[Rows from a dataset of charts and code]
____________________
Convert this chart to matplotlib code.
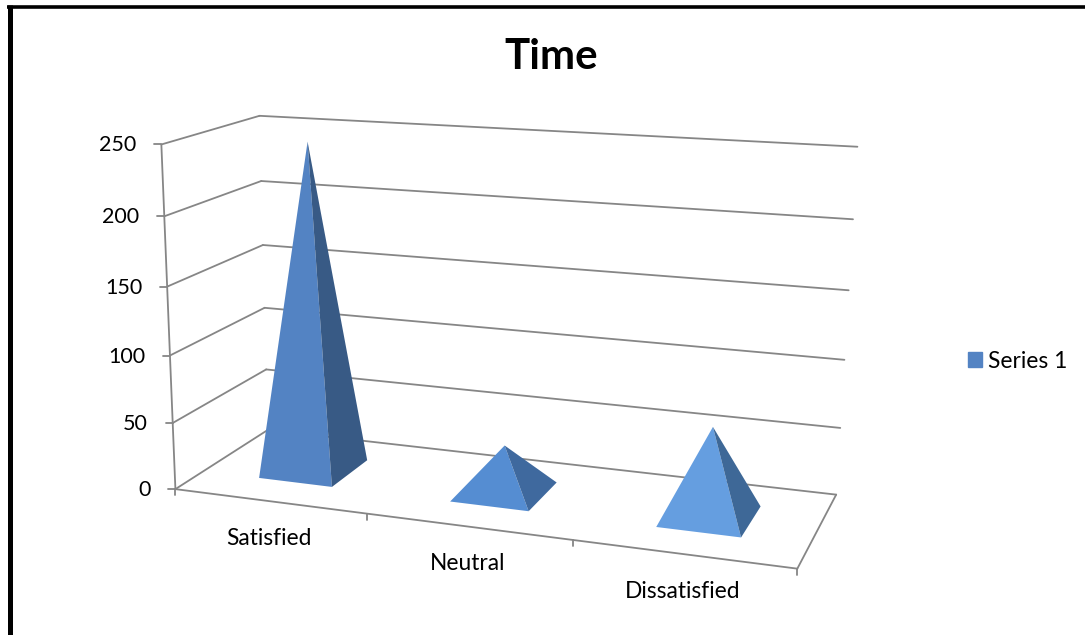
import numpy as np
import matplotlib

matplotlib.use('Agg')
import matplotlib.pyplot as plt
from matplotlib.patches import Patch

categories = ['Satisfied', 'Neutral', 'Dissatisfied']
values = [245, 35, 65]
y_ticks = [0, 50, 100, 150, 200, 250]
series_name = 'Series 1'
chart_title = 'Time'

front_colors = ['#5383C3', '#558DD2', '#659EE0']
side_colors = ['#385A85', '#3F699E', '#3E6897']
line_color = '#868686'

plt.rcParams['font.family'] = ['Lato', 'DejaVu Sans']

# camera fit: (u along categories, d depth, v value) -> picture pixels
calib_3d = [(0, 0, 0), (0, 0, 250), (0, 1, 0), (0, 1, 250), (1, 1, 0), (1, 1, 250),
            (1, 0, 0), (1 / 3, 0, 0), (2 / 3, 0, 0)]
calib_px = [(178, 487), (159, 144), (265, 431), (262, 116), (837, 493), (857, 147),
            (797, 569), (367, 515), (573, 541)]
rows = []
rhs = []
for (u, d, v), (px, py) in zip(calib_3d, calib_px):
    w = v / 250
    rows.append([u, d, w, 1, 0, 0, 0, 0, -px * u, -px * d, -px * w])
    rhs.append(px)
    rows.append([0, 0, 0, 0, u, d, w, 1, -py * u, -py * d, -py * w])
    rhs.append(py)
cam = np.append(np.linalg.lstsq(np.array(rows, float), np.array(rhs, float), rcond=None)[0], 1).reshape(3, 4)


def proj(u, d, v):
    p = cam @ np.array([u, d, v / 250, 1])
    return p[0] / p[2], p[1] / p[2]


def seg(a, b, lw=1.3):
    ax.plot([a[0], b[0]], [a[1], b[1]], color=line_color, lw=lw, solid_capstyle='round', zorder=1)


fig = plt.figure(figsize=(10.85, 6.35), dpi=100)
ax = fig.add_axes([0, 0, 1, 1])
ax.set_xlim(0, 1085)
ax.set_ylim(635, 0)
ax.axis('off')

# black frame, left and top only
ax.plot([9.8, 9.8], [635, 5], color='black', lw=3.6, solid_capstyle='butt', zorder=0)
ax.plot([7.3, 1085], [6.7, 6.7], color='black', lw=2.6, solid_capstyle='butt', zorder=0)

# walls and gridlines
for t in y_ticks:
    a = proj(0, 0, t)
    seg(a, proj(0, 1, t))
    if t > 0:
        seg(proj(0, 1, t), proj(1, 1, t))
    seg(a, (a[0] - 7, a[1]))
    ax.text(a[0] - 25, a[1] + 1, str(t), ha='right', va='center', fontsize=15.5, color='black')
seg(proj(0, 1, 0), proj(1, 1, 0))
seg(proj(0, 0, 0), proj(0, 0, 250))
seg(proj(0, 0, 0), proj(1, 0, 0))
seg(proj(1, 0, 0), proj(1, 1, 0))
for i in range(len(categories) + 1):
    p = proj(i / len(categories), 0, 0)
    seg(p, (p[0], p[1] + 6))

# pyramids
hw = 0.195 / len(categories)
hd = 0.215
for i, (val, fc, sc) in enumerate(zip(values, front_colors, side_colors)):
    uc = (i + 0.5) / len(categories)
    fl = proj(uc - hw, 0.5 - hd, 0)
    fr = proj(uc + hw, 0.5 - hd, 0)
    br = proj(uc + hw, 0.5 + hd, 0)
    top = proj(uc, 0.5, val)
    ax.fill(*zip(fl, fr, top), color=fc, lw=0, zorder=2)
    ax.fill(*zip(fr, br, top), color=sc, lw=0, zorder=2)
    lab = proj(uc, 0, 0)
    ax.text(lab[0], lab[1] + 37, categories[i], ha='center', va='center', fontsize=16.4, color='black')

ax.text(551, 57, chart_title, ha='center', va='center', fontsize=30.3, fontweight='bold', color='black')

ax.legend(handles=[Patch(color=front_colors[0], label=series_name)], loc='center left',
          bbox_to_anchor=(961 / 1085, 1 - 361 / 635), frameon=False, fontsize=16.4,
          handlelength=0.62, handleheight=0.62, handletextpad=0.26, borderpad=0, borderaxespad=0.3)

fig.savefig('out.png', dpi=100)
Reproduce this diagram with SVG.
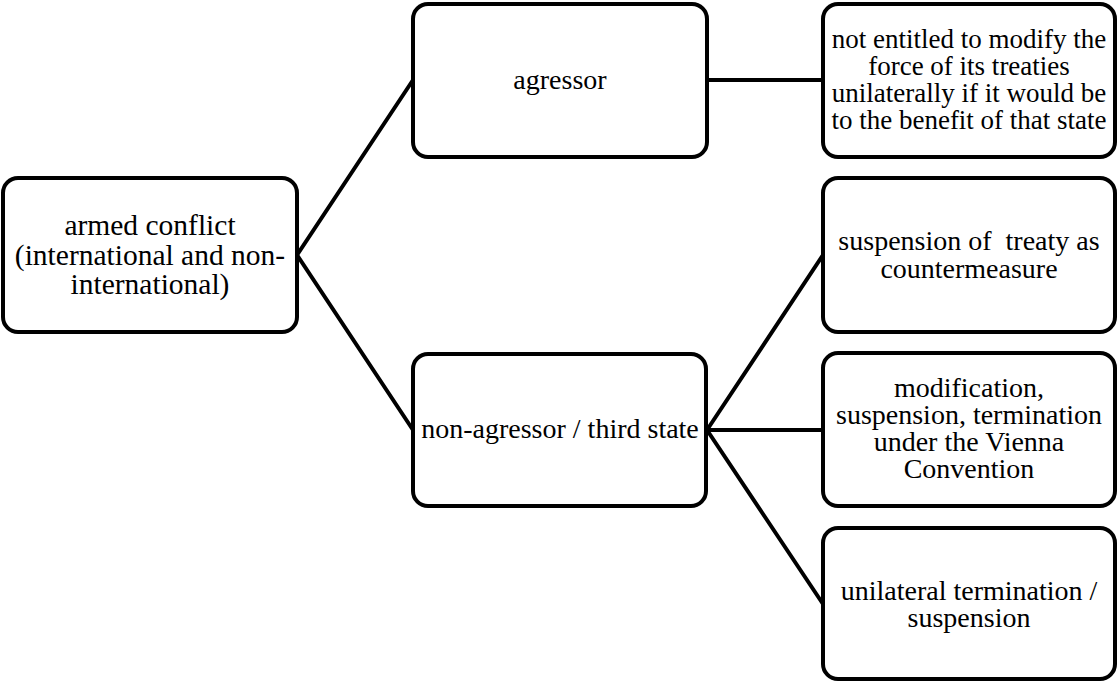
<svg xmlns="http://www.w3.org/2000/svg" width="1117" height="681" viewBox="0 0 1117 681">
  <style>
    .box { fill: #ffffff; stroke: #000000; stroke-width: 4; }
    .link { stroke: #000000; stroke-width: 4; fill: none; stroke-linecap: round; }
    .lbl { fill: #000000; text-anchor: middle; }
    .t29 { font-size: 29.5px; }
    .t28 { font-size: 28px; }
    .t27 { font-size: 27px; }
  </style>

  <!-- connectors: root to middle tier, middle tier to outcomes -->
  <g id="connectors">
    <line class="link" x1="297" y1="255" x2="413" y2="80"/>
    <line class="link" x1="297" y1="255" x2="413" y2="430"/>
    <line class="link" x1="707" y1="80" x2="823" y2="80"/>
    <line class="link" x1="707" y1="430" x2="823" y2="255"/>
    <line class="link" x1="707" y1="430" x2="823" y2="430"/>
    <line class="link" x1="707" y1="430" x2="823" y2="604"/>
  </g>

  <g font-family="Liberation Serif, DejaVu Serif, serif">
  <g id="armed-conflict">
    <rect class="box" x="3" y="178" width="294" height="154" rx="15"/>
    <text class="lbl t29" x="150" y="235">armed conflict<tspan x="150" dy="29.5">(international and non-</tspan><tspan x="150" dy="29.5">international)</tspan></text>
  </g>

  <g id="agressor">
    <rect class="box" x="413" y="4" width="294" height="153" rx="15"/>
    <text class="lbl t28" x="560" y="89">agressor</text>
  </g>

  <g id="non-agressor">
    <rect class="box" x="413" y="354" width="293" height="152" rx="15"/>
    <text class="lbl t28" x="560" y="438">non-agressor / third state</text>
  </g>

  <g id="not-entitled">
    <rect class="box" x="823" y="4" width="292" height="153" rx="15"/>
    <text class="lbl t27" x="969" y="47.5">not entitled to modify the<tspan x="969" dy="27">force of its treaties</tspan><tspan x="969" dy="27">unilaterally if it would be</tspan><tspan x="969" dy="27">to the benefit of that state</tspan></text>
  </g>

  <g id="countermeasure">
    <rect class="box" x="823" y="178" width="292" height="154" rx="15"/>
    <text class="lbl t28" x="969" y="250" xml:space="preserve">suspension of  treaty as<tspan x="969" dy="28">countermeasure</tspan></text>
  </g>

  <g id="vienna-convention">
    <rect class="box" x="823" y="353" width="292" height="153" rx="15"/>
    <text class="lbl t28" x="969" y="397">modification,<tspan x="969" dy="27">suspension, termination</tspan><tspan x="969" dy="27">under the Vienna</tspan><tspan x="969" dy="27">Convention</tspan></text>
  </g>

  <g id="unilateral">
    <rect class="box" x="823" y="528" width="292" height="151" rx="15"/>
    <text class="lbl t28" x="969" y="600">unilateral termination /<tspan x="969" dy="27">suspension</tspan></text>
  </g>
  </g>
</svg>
____________________
Written exercise> In the data above, please extract the lines from the first one through the line with "return p[0] / p[2], p[1] / p[2]", exactly, and keep pictures out.

Result of the task>
Convert this chart to matplotlib code.
import numpy as np
import matplotlib

matplotlib.use('Agg')
import matplotlib.pyplot as plt
from matplotlib.patches import Patch

categories = ['Satisfied', 'Neutral', 'Dissatisfied']
values = [245, 35, 65]
y_ticks = [0, 50, 100, 150, 200, 250]
series_name = 'Series 1'
chart_title = 'Time'

front_colors = ['#5383C3', '#558DD2', '#659EE0']
side_colors = ['#385A85', '#3F699E', '#3E6897']
line_color = '#868686'

plt.rcParams['font.family'] = ['Lato', 'DejaVu Sans']

# camera fit: (u along categories, d depth, v value) -> picture pixels
calib_3d = [(0, 0, 0), (0, 0, 250), (0, 1, 0), (0, 1, 250), (1, 1, 0), (1, 1, 250),
            (1, 0, 0), (1 / 3, 0, 0), (2 / 3, 0, 0)]
calib_px = [(178, 487), (159, 144), (265, 431), (262, 116), (837, 493), (857, 147),
            (797, 569), (367, 515), (573, 541)]
rows = []
rhs = []
for (u, d, v), (px, py) in zip(calib_3d, calib_px):
    w = v / 250
    rows.append([u, d, w, 1, 0, 0, 0, 0, -px * u, -px * d, -px * w])
    rhs.append(px)
    rows.append([0, 0, 0, 0, u, d, w, 1, -py * u, -py * d, -py * w])
    rhs.append(py)
cam = np.append(np.linalg.lstsq(np.array(rows, float), np.array(rhs, float), rcond=None)[0], 1).reshape(3, 4)


def proj(u, d, v):
    p = cam @ np.array([u, d, v / 250, 1])
    return p[0] / p[2], p[1] / p[2]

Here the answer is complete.